Report how many lines below contain the word "diagram", and give only that number.

Rows from a dataset of charts and code:
·····

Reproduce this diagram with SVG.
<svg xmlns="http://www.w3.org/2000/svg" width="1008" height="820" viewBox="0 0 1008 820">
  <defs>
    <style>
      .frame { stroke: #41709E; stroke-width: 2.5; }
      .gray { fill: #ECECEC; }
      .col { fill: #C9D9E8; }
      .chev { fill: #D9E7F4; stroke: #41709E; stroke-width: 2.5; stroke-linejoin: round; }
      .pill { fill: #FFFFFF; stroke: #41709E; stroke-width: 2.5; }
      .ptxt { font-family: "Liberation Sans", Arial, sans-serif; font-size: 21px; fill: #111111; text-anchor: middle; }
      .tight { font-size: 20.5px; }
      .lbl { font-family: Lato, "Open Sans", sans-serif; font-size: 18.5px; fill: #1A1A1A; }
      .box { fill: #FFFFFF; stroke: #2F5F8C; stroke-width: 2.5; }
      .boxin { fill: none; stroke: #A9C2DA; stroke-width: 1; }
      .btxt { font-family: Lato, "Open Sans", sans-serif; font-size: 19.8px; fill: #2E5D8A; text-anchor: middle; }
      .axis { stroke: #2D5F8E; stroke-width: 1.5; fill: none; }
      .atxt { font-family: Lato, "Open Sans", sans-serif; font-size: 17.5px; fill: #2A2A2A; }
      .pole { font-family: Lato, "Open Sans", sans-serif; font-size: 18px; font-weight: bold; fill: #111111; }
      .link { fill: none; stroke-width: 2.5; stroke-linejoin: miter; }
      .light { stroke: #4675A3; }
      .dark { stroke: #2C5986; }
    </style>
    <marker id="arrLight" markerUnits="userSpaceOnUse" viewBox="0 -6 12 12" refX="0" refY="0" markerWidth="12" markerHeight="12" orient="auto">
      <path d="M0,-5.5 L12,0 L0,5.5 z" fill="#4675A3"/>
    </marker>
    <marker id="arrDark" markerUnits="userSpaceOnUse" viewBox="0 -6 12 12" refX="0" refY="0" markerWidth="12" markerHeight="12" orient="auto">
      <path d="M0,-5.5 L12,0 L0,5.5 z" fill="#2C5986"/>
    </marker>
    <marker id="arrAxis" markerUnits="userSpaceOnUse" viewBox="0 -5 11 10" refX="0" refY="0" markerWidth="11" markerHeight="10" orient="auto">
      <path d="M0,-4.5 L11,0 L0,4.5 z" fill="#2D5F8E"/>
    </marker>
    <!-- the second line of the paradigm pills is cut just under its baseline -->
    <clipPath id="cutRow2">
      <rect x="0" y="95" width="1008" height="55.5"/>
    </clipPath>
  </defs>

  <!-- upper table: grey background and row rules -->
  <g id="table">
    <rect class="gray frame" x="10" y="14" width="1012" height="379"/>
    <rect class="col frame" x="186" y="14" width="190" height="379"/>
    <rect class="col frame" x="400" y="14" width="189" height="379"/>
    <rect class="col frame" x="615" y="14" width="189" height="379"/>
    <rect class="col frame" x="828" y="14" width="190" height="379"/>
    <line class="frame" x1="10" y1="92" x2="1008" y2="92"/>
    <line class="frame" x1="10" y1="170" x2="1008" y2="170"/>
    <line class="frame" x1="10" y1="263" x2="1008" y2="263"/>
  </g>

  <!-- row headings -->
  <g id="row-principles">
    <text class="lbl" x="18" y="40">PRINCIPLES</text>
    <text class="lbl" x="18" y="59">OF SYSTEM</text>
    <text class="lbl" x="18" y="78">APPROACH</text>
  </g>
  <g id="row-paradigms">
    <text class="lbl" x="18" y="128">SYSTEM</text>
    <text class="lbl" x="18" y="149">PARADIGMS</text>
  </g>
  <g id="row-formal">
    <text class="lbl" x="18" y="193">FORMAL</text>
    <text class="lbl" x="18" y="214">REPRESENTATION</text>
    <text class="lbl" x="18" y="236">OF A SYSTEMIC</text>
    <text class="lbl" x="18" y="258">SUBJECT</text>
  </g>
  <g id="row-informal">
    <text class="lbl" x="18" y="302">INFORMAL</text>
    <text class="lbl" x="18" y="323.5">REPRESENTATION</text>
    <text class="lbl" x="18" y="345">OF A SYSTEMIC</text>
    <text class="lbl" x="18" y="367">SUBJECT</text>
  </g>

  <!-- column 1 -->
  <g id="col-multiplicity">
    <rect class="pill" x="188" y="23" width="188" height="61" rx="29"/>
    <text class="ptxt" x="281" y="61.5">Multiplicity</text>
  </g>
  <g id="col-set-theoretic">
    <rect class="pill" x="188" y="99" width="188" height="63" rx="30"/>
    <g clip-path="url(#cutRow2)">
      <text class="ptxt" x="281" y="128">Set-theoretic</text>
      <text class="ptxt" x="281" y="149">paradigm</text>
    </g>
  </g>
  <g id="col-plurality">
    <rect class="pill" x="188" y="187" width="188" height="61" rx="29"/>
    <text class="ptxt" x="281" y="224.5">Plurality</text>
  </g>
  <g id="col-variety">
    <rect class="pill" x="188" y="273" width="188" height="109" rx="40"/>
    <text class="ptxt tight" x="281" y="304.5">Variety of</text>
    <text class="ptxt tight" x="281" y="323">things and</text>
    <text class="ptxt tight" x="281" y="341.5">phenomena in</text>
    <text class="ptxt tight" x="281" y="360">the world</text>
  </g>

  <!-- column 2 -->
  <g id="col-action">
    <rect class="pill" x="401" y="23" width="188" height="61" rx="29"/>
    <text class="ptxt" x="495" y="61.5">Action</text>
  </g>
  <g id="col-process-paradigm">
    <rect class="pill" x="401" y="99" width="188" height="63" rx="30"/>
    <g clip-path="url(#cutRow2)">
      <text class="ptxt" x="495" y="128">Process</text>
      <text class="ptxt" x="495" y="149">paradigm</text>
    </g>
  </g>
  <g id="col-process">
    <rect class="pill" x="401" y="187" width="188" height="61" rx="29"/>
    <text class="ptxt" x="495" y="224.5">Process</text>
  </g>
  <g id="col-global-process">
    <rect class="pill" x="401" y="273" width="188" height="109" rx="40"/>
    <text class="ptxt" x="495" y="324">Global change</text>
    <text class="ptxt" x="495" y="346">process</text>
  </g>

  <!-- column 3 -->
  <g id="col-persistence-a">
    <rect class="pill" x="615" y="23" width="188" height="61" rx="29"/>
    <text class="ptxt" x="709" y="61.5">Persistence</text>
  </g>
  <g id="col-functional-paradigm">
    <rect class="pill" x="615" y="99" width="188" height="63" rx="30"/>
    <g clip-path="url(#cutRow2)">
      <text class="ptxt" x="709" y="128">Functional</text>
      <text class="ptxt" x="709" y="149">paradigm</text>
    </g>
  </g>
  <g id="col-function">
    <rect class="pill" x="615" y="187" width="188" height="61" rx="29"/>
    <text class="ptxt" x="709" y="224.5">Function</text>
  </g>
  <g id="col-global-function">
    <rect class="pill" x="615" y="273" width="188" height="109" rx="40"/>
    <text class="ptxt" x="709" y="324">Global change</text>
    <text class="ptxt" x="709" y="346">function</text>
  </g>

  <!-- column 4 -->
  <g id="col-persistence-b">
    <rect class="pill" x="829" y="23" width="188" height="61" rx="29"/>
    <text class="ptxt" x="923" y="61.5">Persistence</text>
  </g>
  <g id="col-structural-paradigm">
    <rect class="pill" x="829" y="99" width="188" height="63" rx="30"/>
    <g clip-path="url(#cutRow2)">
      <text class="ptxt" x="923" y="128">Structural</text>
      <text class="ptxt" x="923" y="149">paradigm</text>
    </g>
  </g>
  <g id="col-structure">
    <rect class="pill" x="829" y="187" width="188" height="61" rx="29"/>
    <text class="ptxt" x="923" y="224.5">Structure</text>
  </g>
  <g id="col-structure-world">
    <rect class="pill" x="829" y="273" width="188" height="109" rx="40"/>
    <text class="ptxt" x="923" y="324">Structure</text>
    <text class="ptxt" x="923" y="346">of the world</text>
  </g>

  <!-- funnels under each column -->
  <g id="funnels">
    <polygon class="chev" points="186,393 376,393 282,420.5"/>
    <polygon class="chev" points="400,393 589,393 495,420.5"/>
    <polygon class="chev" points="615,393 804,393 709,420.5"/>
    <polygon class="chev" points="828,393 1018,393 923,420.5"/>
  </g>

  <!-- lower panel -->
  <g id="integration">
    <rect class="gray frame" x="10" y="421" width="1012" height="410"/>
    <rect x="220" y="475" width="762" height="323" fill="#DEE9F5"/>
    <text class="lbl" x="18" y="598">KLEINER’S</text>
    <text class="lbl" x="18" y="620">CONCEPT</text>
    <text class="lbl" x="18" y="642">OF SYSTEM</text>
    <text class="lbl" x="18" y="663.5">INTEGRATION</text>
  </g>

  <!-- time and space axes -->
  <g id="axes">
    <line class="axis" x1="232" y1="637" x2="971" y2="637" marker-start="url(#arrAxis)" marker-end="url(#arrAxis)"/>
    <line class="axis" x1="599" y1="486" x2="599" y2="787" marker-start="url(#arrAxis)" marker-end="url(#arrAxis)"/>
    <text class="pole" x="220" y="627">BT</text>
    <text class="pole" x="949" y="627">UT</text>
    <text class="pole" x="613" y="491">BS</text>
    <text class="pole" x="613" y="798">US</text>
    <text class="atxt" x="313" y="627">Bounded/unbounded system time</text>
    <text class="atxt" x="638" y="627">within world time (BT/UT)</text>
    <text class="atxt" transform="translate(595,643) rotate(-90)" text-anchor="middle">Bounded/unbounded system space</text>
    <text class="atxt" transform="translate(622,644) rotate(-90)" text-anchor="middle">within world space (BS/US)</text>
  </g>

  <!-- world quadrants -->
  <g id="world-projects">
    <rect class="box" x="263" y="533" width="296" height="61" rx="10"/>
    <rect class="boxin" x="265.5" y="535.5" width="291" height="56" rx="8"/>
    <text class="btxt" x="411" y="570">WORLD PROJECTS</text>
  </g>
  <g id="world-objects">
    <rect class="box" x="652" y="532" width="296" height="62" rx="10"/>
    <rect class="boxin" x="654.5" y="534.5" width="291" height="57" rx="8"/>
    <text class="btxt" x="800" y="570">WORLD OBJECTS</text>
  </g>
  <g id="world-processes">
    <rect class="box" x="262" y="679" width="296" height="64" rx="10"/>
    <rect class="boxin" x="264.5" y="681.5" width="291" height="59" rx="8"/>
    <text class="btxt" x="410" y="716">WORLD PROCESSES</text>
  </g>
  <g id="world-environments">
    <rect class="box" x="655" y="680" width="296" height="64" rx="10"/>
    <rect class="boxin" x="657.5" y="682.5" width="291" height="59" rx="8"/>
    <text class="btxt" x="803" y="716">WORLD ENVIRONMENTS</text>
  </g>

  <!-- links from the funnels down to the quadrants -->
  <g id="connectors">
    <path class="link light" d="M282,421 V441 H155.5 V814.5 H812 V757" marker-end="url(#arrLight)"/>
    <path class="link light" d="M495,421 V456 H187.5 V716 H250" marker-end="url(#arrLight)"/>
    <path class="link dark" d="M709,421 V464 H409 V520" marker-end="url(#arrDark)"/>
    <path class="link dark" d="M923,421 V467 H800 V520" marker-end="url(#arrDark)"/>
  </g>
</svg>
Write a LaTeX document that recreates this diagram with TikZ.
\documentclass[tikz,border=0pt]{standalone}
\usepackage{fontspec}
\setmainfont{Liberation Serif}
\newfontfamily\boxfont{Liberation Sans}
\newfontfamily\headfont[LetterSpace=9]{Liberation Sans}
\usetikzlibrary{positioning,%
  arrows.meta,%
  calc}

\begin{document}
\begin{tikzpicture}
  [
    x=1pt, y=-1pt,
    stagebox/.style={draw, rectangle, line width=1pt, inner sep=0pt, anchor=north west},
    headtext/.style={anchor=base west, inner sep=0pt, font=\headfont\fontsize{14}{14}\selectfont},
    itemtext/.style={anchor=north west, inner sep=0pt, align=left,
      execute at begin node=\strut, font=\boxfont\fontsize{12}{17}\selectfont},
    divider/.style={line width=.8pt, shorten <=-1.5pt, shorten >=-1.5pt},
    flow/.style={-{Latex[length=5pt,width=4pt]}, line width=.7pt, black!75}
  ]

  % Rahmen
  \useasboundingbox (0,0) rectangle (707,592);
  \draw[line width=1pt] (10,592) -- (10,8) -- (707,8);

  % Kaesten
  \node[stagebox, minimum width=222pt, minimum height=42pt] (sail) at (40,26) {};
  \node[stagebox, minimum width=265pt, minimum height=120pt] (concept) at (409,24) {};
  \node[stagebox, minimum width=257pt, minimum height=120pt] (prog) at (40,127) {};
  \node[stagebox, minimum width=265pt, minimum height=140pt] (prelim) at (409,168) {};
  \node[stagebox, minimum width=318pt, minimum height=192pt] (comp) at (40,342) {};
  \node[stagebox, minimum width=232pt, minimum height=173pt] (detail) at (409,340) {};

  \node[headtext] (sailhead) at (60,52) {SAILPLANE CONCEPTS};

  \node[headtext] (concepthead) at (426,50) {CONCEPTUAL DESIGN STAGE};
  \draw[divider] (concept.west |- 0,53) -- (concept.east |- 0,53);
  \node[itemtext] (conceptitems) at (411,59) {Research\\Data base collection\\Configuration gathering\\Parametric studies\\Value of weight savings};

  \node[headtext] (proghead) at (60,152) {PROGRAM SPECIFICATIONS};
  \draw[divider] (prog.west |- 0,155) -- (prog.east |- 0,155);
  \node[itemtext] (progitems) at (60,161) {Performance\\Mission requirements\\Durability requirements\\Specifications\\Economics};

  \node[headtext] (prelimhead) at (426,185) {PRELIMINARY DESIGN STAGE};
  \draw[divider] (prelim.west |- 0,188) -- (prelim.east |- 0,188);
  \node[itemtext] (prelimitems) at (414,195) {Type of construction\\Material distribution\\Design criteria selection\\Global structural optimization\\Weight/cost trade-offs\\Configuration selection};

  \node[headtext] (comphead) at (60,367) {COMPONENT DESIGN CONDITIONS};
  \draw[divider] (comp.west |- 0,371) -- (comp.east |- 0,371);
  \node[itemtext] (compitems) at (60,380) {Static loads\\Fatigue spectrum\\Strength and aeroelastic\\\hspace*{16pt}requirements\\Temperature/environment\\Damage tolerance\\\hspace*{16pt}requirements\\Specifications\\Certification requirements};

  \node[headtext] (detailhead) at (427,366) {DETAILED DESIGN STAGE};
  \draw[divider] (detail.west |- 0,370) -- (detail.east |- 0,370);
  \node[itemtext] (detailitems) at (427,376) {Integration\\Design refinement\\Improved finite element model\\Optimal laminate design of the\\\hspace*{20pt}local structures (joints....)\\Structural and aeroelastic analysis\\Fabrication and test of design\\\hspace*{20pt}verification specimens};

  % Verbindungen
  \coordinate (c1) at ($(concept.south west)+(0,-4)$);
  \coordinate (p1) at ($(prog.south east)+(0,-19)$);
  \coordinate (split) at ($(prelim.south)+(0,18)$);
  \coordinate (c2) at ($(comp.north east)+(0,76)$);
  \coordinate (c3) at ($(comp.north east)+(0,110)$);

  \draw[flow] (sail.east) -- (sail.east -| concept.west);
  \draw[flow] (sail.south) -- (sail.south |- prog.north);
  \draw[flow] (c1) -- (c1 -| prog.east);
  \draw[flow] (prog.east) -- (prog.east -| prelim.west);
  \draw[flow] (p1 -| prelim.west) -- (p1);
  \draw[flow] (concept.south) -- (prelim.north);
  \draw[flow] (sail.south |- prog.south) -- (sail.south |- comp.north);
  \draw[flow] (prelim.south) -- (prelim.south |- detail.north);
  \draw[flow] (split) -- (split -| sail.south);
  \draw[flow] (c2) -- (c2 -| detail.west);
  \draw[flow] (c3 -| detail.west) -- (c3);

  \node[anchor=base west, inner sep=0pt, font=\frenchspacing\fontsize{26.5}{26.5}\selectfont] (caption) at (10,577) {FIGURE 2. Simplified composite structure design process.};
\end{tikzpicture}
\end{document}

·····

• **TASK RESULT**
2